▶ **What is required**
Return each line of the data below verbatim; pictures are to be left out.

▶ **Given information**
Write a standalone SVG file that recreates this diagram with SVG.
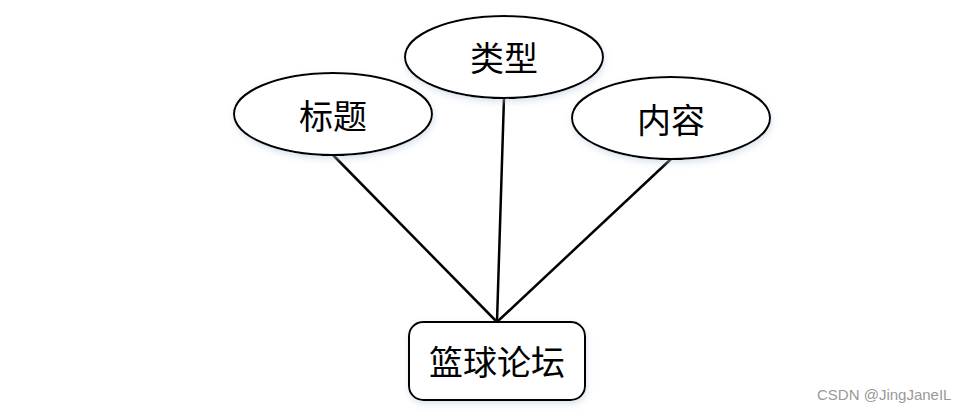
<svg xmlns="http://www.w3.org/2000/svg" width="965" height="413" viewBox="0 0 965 413">
<style>
.shape{fill:#fff;stroke:#000;stroke-width:2}
.lbl{font-family:"Noto Sans CJK SC","Noto Sans CJK JP",sans-serif;font-size:34px;fill:#000;text-anchor:middle;dominant-baseline:central}
.edge{stroke:#000;stroke-width:2.5;fill:none}
.wm{font-family:"Liberation Sans",Arial,sans-serif;font-size:15px;fill:#999}
</style>
<defs>
<filter id="sh" x="-10%" y="-10%" width="120%" height="130%">
<feDropShadow dx="1" dy="3" stdDeviation="3" flood-color="#b8c8e0" flood-opacity="0.5"/>
</filter>
</defs>
<rect width="965" height="413" fill="#fff"/>
<g id="connectors">
<line class="edge" x1="333" y1="155" x2="497" y2="322"/>
<line class="edge" x1="504" y1="98" x2="497" y2="322"/>
<line class="edge" x1="671" y1="159" x2="497" y2="322"/>
</g>
<g id="node-biaoti">
<ellipse class="shape" filter="url(#sh)" cx="333" cy="114" rx="99" ry="41"/>
<text class="lbl" x="333" y="114">标题</text>
</g>
<g id="node-leixing">
<ellipse class="shape" filter="url(#sh)" cx="504" cy="57" rx="99" ry="41"/>
<text class="lbl" x="504" y="56">类型</text>
</g>
<g id="node-neirong">
<ellipse class="shape" filter="url(#sh)" cx="671" cy="118" rx="99" ry="41"/>
<text class="lbl" x="671" y="118">内容</text>
</g>
<g id="node-forum">
<rect class="shape" filter="url(#sh)" x="409" y="322" width="176" height="78" rx="14" ry="14"/>
<text class="lbl" x="497" y="360">篮球论坛</text>
</g>
<text class="wm" x="817" y="400">CSDN @JingJaneIL</text>
</svg>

▶ **Exercise result**
Write a standalone SVG file that recreates this diagram with SVG.
<svg xmlns="http://www.w3.org/2000/svg" width="965" height="413" viewBox="0 0 965 413">
<style>
.shape{fill:#fff;stroke:#000;stroke-width:2}
.lbl{font-family:"Noto Sans CJK SC","Noto Sans CJK JP",sans-serif;font-size:34px;fill:#000;text-anchor:middle;dominant-baseline:central}
.edge{stroke:#000;stroke-width:2.5;fill:none}
.wm{font-family:"Liberation Sans",Arial,sans-serif;font-size:15px;fill:#999}
</style>
<defs>
<filter id="sh" x="-10%" y="-10%" width="120%" height="130%">
<feDropShadow dx="1" dy="3" stdDeviation="3" flood-color="#b8c8e0" flood-opacity="0.5"/>
</filter>
</defs>
<rect width="965" height="413" fill="#fff"/>
<g id="connectors">
<line class="edge" x1="333" y1="155" x2="497" y2="322"/>
<line class="edge" x1="504" y1="98" x2="497" y2="322"/>
<line class="edge" x1="671" y1="159" x2="497" y2="322"/>
</g>
<g id="node-biaoti">
<ellipse class="shape" filter="url(#sh)" cx="333" cy="114" rx="99" ry="41"/>
<text class="lbl" x="333" y="114">标题</text>
</g>
<g id="node-leixing">
<ellipse class="shape" filter="url(#sh)" cx="504" cy="57" rx="99" ry="41"/>
<text class="lbl" x="504" y="56">类型</text>
</g>
<g id="node-neirong">
<ellipse class="shape" filter="url(#sh)" cx="671" cy="118" rx="99" ry="41"/>
<text class="lbl" x="671" y="118">内容</text>
</g>
<g id="node-forum">
<rect class="shape" filter="url(#sh)" x="409" y="322" width="176" height="78" rx="14" ry="14"/>
<text class="lbl" x="497" y="360">篮球论坛</text>
</g>
<text class="wm" x="817" y="400">CSDN @JingJaneIL</text>
</svg>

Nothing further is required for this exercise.